Roughly a month ago European Commission (EC) competition chief Margrethe Vestager said that Google’s efforts in shopping search were making progress and that the company would likely be able to avoid additional antitrust penalties. However in a new open letter to Vestager, EU shopping comparison rivals argue that things are actually getting worse for them.
The backstory. In June, 2017 the EC fined Google roughly $2.7 billion for alleged abuse of market position in vertical (shopping) search. Following that decision, which Google is in the process of appealing, Google implemented a number of changes to provide “equal treatment” for rival Comparison Shopping Engines (CSEs) in Europe.
The major change Google made was to treat Google Shopping as a separate business unit with its own operating budget that would compete with other shopping sites to appear in Google Product Listing Ads (PLAs).
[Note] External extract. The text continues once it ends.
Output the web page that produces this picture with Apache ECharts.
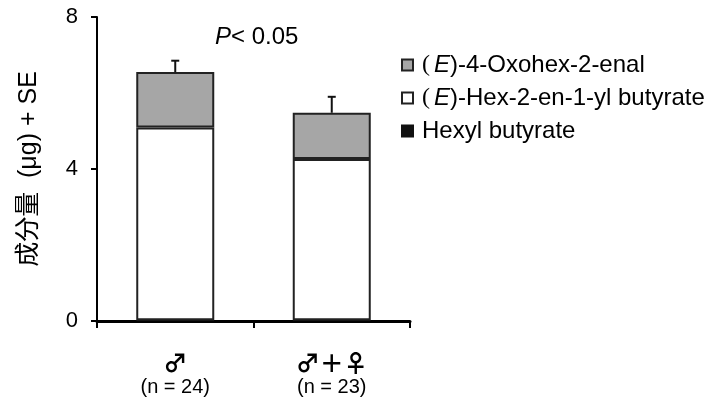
<!DOCTYPE html>
<html>
<head>
<meta charset="utf-8">
<script src="https://cdn.jsdelivr.net/npm/echarts@6/dist/echarts.min.js"></script>
<style>html,body{margin:0;padding:0;background:#fff;}#c{width:726px;height:398px;}</style>
</head>
<body>
<div id="c"></div>
<script>
var categories = ['♂', '♂＋♀'];
var sampleSizes = ['(n = 24)', '(n = 23)'];
var seriesNames = ['Hexyl butyrate', '(E)-Hex-2-en-1-yl butyrate', '(E)-4-Oxohex-2-enal'];
var hexylButyrate = [0.02, 0.02];
var hexenylButyrate = [5.07, 4.24];
var oxohexenal = [1.46, 1.22];
var seValues = [0.30, 0.42];
var yTicks = [0, 4, 8];

var FONT = 'Arial, "Liberation Sans", "Noto Sans CJK JP", sans-serif';
var totals = categories.map(function (c, i) { return hexylButyrate[i] + hexenylButyrate[i] + oxohexenal[i]; });
var errData = categories.map(function (c, i) { return [i, totals[i], totals[i] + seValues[i]]; });

var chart = echarts.init(document.getElementById('c'));
chart.setOption({
  backgroundColor: '#fff',
  animation: false,
  grid: { left: 97, right: 316, top: 17, bottom: 77 },
  title: {
    text: '{i|P}{n|< 0.05}',
    left: 210, top: 20,
    textStyle: {
      fontWeight: 'normal',
      rich: {
        i: { fontFamily: FONT, fontSize: 24, fontStyle: 'italic', fontWeight: 'normal', color: '#000' },
        n: { fontFamily: FONT, fontSize: 24, fontWeight: 'normal', color: '#000' }
      }
    }
  },
  legend: {
    orient: 'vertical',
    left: 396, top: 48,
    itemWidth: 11, itemHeight: 11, itemGap: 9,
    icon: 'rect',
    data: [seriesNames[2], seriesNames[1], seriesNames[0]],
    formatter: function (name) {
      if (name.indexOf('(E)') === 0) {
        return '{p|(}{e|E}{n|)' + name.slice(3) + '}';
      }
      return '{n|' + name + '}';
    },
    textStyle: {
      padding: [0, 0, 0, 4],
      rich: {
        p: { fontFamily: '"Liberation Serif", serif', fontSize: 24, color: '#000', padding: [0, 4, 0, 0] },
        e: { fontFamily: FONT, fontSize: 24, fontStyle: 'italic', color: '#000' },
        n: { fontFamily: FONT, fontSize: 24, color: '#000' }
      }
    }
  },
  xAxis: {
    type: 'category',
    data: categories,
    axisLine: { lineStyle: { color: '#000', width: 3 } },
    axisTick: { show: true, length: 7, lineStyle: { color: '#000', width: 2 } },
    axisLabel: {
      margin: 29,
      formatter: function (v, i) { return '{s|' + v + '}\n{n|' + sampleSizes[i] + '}'; },
      rich: {
        s: { fontFamily: '"Noto Sans CJK JP", "DejaVu Sans"', fontSize: 24, lineHeight: 25, fontWeight: 'bold', color: '#000' },
        n: { fontFamily: FONT, fontSize: 20, lineHeight: 24, color: '#000' }
      }
    }
  },
  yAxis: {
    type: 'value',
    min: yTicks[0], max: yTicks[yTicks.length - 1], interval: 4,
    name: '成分量  (μg) + SE',
    nameLocation: 'middle',
    nameGap: 55,
    nameTextStyle: { fontFamily: FONT, fontSize: 25, color: '#000' },
    axisLine: { show: true, lineStyle: { color: '#000', width: 2 } },
    axisTick: { show: true, length: 6, lineStyle: { color: '#000', width: 2 } },
    axisLabel: { margin: 19, fontFamily: FONT, fontSize: 22, color: '#000' },
    splitLine: { show: false }
  },
  series: [
    {
      name: seriesNames[0], type: 'bar', stack: 'a', barWidth: 78,
      data: hexylButyrate,
      itemStyle: { color: '#111', borderColor: '#111', borderWidth: 1 }
    },
    {
      name: seriesNames[1], type: 'bar', stack: 'a', barWidth: 78,
      data: hexenylButyrate,
      itemStyle: { color: '#fff', borderColor: '#222', borderWidth: 2 }
    },
    {
      name: seriesNames[2], type: 'bar', stack: 'a', barWidth: 78,
      data: oxohexenal,
      itemStyle: { color: '#a6a6a6', borderColor: '#222', borderWidth: 2 }
    },
    {
      type: 'custom',
      data: errData,
      z: 10,
      renderItem: function (params, api) {
        var p0 = api.coord([api.value(0), api.value(1)]);
        var p1 = api.coord([api.value(0), api.value(2)]);
        var style = { stroke: '#111', lineWidth: 2 };
        return {
          type: 'group',
          children: [
            { type: 'line', shape: { x1: p0[0], y1: p0[1], x2: p1[0], y2: p1[1] }, style: style },
            { type: 'line', shape: { x1: p1[0] - 4, y1: p1[1], x2: p1[0] + 4, y2: p1[1] }, style: style }
          ]
        };
      }
    }
  ]
});
</script>
</body>
</html>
It also said the business unit would operate at a profit. All parties would now theoretically compete on equal footing to appear in PLAs.
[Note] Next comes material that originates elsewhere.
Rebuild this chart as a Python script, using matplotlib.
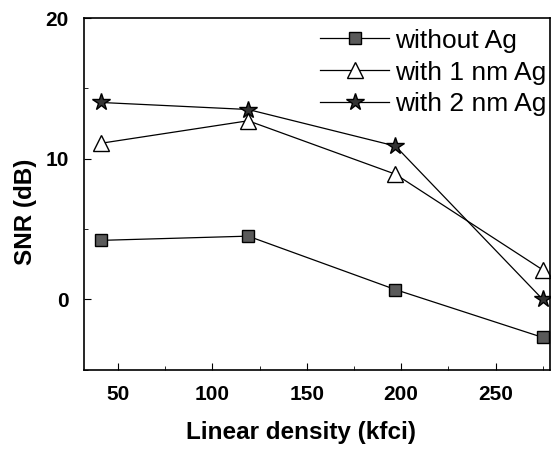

‘Harm continues unabated.’ According to the letter’s signatories, that’s not how things are playing out. Signed by the leaders of 14 CSEs, the letter states, “It has now been more than a year since Google introduced its auction-based ‘remedy’, and the harm to competition, consumers and innovation caused by Google’s illegal conduct has continued unabated.”
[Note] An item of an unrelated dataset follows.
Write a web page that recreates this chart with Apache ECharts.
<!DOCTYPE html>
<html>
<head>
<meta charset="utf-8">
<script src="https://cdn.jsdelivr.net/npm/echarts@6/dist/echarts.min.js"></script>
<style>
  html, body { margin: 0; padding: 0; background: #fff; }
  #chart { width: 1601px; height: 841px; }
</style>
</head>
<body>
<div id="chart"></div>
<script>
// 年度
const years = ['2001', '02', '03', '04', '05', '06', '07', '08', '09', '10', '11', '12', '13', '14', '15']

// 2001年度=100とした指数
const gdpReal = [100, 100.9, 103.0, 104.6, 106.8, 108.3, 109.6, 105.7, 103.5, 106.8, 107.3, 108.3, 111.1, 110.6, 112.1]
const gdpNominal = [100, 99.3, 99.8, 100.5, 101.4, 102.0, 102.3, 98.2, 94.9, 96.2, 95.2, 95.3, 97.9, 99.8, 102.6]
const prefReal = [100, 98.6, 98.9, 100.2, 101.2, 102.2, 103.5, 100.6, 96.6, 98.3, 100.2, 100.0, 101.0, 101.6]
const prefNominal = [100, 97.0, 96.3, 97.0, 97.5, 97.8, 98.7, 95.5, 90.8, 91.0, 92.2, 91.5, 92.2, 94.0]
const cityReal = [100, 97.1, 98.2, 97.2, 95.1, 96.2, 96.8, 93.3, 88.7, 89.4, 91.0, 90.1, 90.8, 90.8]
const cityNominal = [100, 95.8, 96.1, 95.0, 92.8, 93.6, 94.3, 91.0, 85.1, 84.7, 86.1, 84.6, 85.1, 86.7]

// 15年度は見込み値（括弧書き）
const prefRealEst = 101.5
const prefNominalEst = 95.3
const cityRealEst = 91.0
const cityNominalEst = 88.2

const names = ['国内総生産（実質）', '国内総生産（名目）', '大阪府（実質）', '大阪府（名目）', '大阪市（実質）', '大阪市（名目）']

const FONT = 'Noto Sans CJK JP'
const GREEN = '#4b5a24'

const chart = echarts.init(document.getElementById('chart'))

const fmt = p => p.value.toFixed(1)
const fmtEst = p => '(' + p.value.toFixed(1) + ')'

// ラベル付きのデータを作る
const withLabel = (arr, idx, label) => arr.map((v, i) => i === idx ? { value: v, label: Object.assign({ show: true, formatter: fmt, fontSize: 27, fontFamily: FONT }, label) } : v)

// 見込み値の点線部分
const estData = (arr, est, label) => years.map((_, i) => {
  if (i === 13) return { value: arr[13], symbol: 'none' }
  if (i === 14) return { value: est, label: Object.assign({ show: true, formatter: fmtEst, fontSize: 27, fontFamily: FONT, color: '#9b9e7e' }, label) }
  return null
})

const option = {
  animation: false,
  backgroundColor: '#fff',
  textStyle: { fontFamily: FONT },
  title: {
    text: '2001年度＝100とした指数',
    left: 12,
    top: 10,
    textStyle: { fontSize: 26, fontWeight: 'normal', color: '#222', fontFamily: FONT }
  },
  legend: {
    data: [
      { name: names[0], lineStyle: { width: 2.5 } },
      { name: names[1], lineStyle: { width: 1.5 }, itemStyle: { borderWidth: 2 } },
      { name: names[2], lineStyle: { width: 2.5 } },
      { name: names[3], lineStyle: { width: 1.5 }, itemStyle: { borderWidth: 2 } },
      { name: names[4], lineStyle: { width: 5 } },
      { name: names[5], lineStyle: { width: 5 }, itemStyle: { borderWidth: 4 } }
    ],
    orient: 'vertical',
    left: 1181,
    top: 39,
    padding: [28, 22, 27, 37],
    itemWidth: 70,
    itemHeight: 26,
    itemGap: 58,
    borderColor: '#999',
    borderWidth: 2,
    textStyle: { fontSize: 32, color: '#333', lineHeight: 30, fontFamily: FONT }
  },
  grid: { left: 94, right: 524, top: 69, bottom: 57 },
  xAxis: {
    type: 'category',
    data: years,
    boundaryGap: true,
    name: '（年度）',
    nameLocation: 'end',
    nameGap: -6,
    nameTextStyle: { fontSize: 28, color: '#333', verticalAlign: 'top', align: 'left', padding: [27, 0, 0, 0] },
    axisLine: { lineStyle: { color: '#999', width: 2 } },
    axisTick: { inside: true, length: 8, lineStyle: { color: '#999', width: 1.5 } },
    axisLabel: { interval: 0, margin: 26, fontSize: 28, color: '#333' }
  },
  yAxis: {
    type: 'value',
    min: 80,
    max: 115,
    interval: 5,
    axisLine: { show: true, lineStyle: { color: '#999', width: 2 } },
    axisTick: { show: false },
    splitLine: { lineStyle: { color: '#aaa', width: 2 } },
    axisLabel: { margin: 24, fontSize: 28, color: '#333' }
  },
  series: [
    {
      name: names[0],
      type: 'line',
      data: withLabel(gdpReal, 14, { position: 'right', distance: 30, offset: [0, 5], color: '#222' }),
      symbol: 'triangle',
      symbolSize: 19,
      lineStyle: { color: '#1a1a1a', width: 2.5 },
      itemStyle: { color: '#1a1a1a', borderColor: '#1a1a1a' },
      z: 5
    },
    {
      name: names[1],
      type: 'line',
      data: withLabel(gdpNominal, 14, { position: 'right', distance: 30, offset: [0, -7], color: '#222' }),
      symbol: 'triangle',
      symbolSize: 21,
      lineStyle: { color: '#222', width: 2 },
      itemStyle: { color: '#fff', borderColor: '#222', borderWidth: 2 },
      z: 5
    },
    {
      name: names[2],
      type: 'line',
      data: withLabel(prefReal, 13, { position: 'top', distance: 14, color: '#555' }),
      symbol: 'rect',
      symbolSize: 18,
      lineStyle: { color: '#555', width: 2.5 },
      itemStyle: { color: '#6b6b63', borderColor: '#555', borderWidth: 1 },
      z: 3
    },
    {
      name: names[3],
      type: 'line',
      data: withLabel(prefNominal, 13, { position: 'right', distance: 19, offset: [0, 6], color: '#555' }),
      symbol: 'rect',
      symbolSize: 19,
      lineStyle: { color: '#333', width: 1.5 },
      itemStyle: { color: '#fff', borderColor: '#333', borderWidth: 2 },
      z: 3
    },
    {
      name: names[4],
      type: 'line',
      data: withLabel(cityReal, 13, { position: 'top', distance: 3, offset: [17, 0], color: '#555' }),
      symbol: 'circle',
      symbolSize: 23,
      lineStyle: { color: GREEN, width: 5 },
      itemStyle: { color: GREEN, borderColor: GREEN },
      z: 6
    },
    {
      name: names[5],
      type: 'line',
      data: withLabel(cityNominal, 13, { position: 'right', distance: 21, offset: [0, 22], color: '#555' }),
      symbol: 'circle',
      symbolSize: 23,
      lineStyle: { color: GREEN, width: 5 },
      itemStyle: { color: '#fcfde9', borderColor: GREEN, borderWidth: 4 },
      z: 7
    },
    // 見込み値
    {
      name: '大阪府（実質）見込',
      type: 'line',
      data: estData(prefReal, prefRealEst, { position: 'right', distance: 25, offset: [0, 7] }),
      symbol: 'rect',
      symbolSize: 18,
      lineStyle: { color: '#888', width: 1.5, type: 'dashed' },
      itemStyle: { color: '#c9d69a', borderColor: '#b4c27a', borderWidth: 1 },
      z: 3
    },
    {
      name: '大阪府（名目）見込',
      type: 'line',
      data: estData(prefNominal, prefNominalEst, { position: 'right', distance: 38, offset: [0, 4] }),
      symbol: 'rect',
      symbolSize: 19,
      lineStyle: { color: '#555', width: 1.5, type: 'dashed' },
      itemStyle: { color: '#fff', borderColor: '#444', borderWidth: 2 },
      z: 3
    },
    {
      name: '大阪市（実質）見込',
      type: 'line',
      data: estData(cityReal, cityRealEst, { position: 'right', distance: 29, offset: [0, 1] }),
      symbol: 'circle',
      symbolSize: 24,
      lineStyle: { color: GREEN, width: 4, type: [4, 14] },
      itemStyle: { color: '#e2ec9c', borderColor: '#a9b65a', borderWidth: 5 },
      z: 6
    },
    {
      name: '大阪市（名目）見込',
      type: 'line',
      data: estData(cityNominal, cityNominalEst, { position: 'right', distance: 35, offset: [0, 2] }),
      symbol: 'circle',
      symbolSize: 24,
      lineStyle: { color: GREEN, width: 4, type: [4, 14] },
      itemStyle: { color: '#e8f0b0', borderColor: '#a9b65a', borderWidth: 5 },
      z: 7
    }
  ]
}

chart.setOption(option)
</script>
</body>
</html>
The letter argues there’s no material difference between the new approach and the previous system, which was found to violate EU antitrust rules, except that Google has to compete to appear in PLAs. However, the CSEs dismiss that change as “meaningless.”
The shopping sites object to the PLA auction itself, saying it compels them to “bid away the vast majority of their profit.” They dismiss Google’s participation in the auction, as an independent unit that has to achieve a profit, as “meaningless internal accounting.” They also argue that because users who click on their PLAs go directly to merchant sites and not the CSEs themselves, they have no opportunity to “derive value from the process.”
Rejecting the auction entirely. They also argue that the auction harms consumers because it is “all but eradicating” a “thriving [online] comparison shopping market in Europe.”
The letter concludes that, “As long as placement is determined by auction rather than relevance, it makes little material difference whether competitors occupy none, some, or even all of the available slots. In all cases, Google is the main beneficiary of any profits derived from these entries, and consumers are the main losers.”
Without specifying a desired alternative approach, beyond implying it should be based on “relevance,” the group encourages the EC “to enforce its Prohibition Decision by rejecting Google’s non-compliant ‘compliance mechanism’ and demanding an effective remedy that adheres to the principle of equal treatment set out in the Decision.”
Why it matters. The outcome of Google’s appeal in Europe could still be a couple of years off. In the interim it will have to comply with the EC’s decisions. And while Google and its stock have mostly been impervious to even multi-billion-dollar fines, the CSEs’ letter could put pressure on the EC to compel additional changes in shopping search results or an entirely new approach in Europe, which would certainly impact everyone across that 28 country market.